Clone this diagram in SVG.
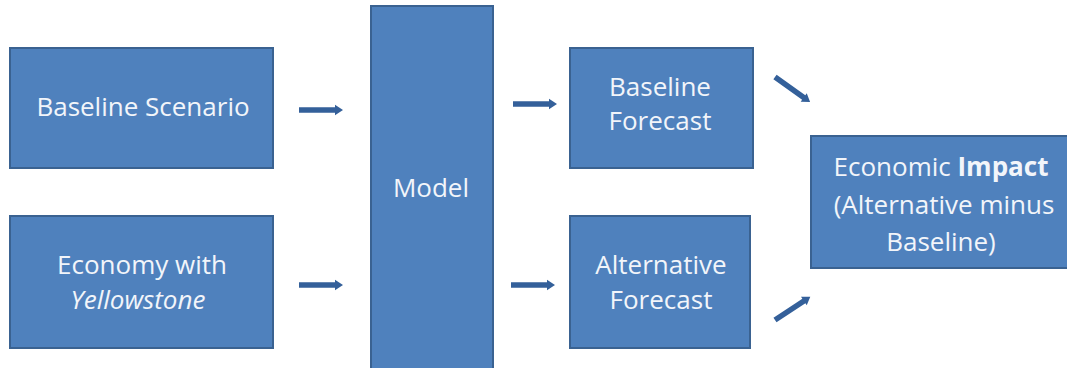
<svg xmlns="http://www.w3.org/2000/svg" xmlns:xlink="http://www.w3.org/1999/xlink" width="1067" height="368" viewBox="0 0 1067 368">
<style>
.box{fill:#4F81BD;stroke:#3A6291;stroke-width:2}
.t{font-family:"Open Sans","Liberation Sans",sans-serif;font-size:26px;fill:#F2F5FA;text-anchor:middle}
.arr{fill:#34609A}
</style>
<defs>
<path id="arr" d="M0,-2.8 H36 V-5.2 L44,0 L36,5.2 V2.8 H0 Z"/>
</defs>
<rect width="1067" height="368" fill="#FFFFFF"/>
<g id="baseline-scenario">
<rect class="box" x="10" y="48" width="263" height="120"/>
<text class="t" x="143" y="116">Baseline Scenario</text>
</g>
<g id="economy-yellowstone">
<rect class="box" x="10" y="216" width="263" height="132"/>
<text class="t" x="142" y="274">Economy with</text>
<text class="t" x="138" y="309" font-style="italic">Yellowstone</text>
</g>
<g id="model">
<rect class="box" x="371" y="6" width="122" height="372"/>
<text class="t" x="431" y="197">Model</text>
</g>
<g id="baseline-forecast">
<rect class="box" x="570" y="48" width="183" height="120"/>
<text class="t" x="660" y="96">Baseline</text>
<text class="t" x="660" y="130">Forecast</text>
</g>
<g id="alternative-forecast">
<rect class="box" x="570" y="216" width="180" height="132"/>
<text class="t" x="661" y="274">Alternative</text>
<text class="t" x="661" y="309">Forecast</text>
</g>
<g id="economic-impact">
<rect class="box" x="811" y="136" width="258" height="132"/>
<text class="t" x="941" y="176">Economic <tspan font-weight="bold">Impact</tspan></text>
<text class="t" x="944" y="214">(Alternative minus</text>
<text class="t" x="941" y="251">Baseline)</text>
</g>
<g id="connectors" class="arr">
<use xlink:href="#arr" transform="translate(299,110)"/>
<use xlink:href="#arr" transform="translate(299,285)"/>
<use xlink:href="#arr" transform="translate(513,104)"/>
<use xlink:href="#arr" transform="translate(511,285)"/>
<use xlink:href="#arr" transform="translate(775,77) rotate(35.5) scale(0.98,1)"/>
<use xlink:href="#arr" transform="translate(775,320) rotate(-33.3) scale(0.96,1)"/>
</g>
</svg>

========

**EXERCISE**
Every line should be retyped exactly, with the pictures omitted.

**COMPLETE OUTPUT**
Clone this diagram in SVG.
<svg xmlns="http://www.w3.org/2000/svg" xmlns:xlink="http://www.w3.org/1999/xlink" width="1067" height="368" viewBox="0 0 1067 368">
<style>
.box{fill:#4F81BD;stroke:#3A6291;stroke-width:2}
.t{font-family:"Open Sans","Liberation Sans",sans-serif;font-size:26px;fill:#F2F5FA;text-anchor:middle}
.arr{fill:#34609A}
</style>
<defs>
<path id="arr" d="M0,-2.8 H36 V-5.2 L44,0 L36,5.2 V2.8 H0 Z"/>
</defs>
<rect width="1067" height="368" fill="#FFFFFF"/>
<g id="baseline-scenario">
<rect class="box" x="10" y="48" width="263" height="120"/>
<text class="t" x="143" y="116">Baseline Scenario</text>
</g>
<g id="economy-yellowstone">
<rect class="box" x="10" y="216" width="263" height="132"/>
<text class="t" x="142" y="274">Economy with</text>
<text class="t" x="138" y="309" font-style="italic">Yellowstone</text>
</g>
<g id="model">
<rect class="box" x="371" y="6" width="122" height="372"/>
<text class="t" x="431" y="197">Model</text>
</g>
<g id="baseline-forecast">
<rect class="box" x="570" y="48" width="183" height="120"/>
<text class="t" x="660" y="96">Baseline</text>
<text class="t" x="660" y="130">Forecast</text>
</g>
<g id="alternative-forecast">
<rect class="box" x="570" y="216" width="180" height="132"/>
<text class="t" x="661" y="274">Alternative</text>
<text class="t" x="661" y="309">Forecast</text>
</g>
<g id="economic-impact">
<rect class="box" x="811" y="136" width="258" height="132"/>
<text class="t" x="941" y="176">Economic <tspan font-weight="bold">Impact</tspan></text>
<text class="t" x="944" y="214">(Alternative minus</text>
<text class="t" x="941" y="251">Baseline)</text>
</g>
<g id="connectors" class="arr">
<use xlink:href="#arr" transform="translate(299,110)"/>
<use xlink:href="#arr" transform="translate(299,285)"/>
<use xlink:href="#arr" transform="translate(513,104)"/>
<use xlink:href="#arr" transform="translate(511,285)"/>
<use xlink:href="#arr" transform="translate(775,77) rotate(35.5) scale(0.98,1)"/>
<use xlink:href="#arr" transform="translate(775,320) rotate(-33.3) scale(0.96,1)"/>
</g>
</svg>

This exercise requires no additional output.